Thinking About Going Exclusive?

Five Considerations for RIA/BD Hybrids Looking to Drop Their BD Status

Practice Management

With the Advisor Rule looming and commissions dwindling, it may be time for some RIA/BD hybrids to take it to the next level: drop the broker-dealer license and register exclusively with the SEC as an investment advisor.  This week’s post focuses on what’s driving the downward trend in BD-only registrants and when it makes sense to abandon the hybrid model.

We’ve not included many images of hybrid vehicles on this blog, and for good reason.  They’re usually not the most aesthetically pleasing cars and therefore unlikely to generate good click bait for our readers.  They can, however, be extremely (fuel) efficient and practical in certain contexts.  The same could probably be said of hybrid RIA/BD firms, as the traditional broker-dealer model continues to lose ground to hybrids and fee-only RIAs.

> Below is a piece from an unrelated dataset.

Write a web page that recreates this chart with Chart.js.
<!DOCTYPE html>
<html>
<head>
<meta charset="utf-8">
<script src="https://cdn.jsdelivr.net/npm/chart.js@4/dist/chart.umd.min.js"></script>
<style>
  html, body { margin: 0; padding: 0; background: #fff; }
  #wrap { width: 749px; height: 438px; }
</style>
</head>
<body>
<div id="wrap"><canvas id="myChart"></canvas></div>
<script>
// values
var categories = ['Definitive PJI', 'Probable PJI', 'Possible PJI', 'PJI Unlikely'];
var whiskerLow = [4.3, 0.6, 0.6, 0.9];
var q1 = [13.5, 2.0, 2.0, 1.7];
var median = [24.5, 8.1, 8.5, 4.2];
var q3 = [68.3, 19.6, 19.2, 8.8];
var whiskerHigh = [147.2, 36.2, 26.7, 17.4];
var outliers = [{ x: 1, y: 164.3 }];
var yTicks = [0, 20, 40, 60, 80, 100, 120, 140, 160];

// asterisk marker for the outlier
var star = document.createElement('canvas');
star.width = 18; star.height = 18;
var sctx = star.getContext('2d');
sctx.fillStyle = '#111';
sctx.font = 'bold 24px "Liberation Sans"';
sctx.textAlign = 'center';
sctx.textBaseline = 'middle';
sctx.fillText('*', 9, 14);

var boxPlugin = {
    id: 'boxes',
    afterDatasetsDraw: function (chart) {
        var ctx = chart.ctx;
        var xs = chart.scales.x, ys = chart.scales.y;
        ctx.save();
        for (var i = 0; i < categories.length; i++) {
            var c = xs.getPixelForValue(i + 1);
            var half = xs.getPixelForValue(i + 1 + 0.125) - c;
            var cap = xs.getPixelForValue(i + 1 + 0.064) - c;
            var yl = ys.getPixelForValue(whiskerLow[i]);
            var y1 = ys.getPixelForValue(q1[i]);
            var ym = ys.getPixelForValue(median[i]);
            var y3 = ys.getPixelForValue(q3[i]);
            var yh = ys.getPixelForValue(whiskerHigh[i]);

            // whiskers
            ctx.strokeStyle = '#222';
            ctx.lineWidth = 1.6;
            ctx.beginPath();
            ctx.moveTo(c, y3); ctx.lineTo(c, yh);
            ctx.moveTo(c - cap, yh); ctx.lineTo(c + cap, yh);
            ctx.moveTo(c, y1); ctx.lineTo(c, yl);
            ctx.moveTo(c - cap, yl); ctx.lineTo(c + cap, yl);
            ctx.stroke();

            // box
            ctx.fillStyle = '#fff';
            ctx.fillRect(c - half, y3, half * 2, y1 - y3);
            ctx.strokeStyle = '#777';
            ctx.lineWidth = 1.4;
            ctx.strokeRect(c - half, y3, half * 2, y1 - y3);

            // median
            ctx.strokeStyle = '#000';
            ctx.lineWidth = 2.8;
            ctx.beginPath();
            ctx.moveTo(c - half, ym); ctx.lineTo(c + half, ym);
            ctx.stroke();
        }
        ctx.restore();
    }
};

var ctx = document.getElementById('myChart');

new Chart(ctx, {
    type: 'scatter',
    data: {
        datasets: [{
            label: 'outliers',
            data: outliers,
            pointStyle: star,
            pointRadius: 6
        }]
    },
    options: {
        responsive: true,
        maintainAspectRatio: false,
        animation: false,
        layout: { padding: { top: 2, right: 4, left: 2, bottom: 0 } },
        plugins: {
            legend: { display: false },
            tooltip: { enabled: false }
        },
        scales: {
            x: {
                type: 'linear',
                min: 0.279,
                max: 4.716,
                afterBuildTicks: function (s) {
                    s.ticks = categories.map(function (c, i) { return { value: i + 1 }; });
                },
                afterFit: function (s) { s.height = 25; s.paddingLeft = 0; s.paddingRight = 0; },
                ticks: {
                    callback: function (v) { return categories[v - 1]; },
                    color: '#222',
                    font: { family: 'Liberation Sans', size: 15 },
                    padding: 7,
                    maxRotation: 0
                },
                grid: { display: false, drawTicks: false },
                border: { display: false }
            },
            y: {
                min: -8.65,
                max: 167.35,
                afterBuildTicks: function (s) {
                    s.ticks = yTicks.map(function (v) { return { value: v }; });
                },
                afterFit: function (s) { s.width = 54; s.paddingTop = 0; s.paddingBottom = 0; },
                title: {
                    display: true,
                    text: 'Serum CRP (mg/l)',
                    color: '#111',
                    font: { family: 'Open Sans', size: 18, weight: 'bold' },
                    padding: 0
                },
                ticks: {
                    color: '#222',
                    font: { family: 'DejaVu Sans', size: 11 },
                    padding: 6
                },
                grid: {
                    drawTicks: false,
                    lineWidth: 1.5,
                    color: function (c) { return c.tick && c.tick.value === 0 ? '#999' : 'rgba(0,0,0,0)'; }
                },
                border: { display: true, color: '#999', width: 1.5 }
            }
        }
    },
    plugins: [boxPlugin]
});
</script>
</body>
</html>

According to the Financial Industry Regulation Authority (FINRA), the number of broker-dealers has dropped 24% over the last decade, from 4,891 in 2008 to just over 3,700 today.  The Credit Crisis is partially responsible as the entire industry’s reputation and financial viability suffered a huge blow, forcing many BDs to consolidate or go out of business.  The rise of online DIY trading platforms and low fee ETF products exacerbated this trend as commission income spiraled downward to stay competitive.  The rising expenses and nuisances associated with FINRA registration also pressured firms down the RIA path, and the recent overhang of the Fiduciary (now Advisor) Rule hastened this transition for many industry participants.

Many hybrids are considering dropping their BDs.  Should you follow their lead?  That really depends on a number of factors.

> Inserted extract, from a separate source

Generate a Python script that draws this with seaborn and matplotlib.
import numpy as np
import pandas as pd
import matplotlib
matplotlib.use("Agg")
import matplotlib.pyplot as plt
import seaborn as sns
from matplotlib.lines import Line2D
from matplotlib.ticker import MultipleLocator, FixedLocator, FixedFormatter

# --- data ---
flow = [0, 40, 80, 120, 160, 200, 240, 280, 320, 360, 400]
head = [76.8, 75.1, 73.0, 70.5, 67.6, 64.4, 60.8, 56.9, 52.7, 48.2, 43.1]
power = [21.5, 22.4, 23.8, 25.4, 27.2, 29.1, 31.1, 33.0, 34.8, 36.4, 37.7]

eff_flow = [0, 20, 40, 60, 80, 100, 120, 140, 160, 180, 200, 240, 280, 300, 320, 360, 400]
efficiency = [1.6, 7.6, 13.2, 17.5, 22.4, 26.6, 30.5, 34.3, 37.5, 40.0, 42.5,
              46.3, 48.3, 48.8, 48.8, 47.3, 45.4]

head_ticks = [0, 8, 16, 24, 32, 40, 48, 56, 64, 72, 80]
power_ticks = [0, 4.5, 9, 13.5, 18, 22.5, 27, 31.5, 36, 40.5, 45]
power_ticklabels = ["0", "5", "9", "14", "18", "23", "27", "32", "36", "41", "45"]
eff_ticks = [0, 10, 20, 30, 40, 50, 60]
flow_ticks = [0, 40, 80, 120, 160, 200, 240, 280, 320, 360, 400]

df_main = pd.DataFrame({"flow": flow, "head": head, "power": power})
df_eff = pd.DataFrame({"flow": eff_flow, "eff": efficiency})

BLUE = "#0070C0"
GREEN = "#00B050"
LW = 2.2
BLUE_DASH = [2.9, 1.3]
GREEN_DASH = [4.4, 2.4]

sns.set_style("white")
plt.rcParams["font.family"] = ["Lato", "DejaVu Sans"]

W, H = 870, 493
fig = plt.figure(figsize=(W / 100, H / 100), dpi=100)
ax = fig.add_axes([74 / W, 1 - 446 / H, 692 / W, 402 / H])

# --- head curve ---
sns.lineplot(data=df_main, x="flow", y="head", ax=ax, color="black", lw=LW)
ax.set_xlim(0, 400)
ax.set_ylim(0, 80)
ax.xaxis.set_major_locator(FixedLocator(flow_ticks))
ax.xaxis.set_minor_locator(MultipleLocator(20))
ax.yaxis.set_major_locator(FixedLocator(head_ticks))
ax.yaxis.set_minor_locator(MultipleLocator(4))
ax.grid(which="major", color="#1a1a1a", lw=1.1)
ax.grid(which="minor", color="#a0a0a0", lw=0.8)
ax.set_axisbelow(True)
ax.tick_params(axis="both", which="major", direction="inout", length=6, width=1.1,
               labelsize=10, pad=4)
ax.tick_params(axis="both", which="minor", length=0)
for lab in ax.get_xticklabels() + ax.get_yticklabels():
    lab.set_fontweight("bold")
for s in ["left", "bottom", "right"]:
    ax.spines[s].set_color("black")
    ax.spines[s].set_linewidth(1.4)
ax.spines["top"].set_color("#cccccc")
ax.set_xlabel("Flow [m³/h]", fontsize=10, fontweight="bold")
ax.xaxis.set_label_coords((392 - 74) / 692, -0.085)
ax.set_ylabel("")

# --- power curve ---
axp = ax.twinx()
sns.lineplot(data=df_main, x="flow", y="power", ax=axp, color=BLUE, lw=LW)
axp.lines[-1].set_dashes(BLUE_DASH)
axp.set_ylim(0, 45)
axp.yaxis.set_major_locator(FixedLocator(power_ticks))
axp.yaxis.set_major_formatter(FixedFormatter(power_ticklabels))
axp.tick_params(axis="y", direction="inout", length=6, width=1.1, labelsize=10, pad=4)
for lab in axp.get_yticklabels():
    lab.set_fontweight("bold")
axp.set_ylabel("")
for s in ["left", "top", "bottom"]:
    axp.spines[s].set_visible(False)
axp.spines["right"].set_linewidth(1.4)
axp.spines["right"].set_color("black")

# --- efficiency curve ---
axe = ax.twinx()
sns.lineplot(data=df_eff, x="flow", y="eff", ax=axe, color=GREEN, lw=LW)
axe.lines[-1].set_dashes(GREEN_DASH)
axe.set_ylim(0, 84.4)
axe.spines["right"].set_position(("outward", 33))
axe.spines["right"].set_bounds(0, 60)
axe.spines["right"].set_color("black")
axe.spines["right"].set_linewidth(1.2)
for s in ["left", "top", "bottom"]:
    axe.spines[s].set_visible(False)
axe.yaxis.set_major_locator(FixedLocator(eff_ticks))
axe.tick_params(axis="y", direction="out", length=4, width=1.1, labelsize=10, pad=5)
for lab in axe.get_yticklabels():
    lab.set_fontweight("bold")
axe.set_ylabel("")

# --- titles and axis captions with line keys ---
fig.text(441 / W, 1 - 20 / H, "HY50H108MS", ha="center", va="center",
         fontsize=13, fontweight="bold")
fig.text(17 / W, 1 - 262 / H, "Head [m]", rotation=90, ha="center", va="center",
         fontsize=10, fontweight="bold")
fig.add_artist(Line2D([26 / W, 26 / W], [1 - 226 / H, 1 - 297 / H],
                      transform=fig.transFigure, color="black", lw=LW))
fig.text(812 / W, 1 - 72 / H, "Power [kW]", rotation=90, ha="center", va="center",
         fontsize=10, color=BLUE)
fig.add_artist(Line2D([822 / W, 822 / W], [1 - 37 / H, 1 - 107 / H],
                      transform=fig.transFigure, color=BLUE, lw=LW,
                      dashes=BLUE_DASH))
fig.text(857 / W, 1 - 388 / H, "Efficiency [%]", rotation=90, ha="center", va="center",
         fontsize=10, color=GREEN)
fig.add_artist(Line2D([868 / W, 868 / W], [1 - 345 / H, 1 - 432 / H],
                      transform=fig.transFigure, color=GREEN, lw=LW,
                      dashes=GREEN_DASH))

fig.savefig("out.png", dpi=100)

1. BD Income’s Overall Contribution to Your Total Revenue

If commissions and/or trading income represent less than 10% of your total revenue, then you should seriously consider dropping the BD license.  Your compliance and FA/broker expenses alone may well exceed what you’re taking in from the FINRA registration.  This seems simple and obvious, but many hybrids originally operated as a broker-dealer, and the transition to (RIA) exclusivity can be daunting and sometimes difficult to implement in practice.  The good news is that transition costs are one-time; whereas, the forgone compliance expense associated with dual registration is an ongoing benefit.

2. Top Line Exposure to Bear Markets

It’s been over nine years since we had a sustained market downturn.  We’re probably overdue.  Many hybrids have been transitioning toward the RIA model for quite some time but are reluctant to drop the BD license because it offers some cushion against falling advisory fees when AUM plummets with the market.  The asset-based revenue model has been great for FAs largely invested in equities since the Financial Crisis, but that won’t always be the case.  Commissions and trading income aren’t completely market proof but do offer some hedge against revenue declines from down markets.  If your firm manages mostly equities and primarily charges asset-based fees, you may not want to totally abandon your BD status just yet.

3. Emphasis Clients Place on the Fiduciary Standard Over the Suitability Standard

Many years ago most your clients probably didn’t know or care about the distinction.  Now your best clients, and particularly your best prospective clients, likely are not only familiar with these terms but understand the implications.  If your hybrid is not technically a fiduciary, you may want to change that before ditching your BD license.

4. The Costs (and Headaches) Associated with Dual Registration

I think most industry participants would agree that less is more when it comes to regulatory oversight, and several clients have told us that FINRA compliance is more burdensome than the SEC’s.  Devoting capital and resources to compliance matters can be a huge distraction.  Abandoning the BD license could be a quick fix if it’s not doing much for you in the first place.

5. Your Firm’s Identity

Do your clients and other stakeholders see the company as an advisory firm or broker-dealer?  Are you operating as a fiduciary for clients or selling proprietary products and/or executing trades on their behalf?  Either route may have served you well in the past, but it may be time to choose a path.  Acting as a fiduciary to some (but not all) clients could lead to conflicts of interest and confuse your role to prospective clients.  Picking a side would clarify this message and potentially land more business from investors looking for an RIA or BD firm but not necessarily both.  If, on the other hand, a hybrid culture has been instilled across the firm for quite some time, it may not be worth the hassle or cost to go the exclusive route.

Undoubtedly, there are other things to keep in mind if you’re thinking about going exclusive.  You can take some comfort in knowing that you’re not alone.  Industry consultants Cerulli Associates estimates that hybrids have grown to roughly 15% of the industry, up from 7% in 2004 as BD-only firms have declined in number while fee-only RIAs have grown more modestly in recent years.  Still, this trend is probably not sustainable with a looming Advisory Rule, so you need to be thinking about your options if you haven’t already done so.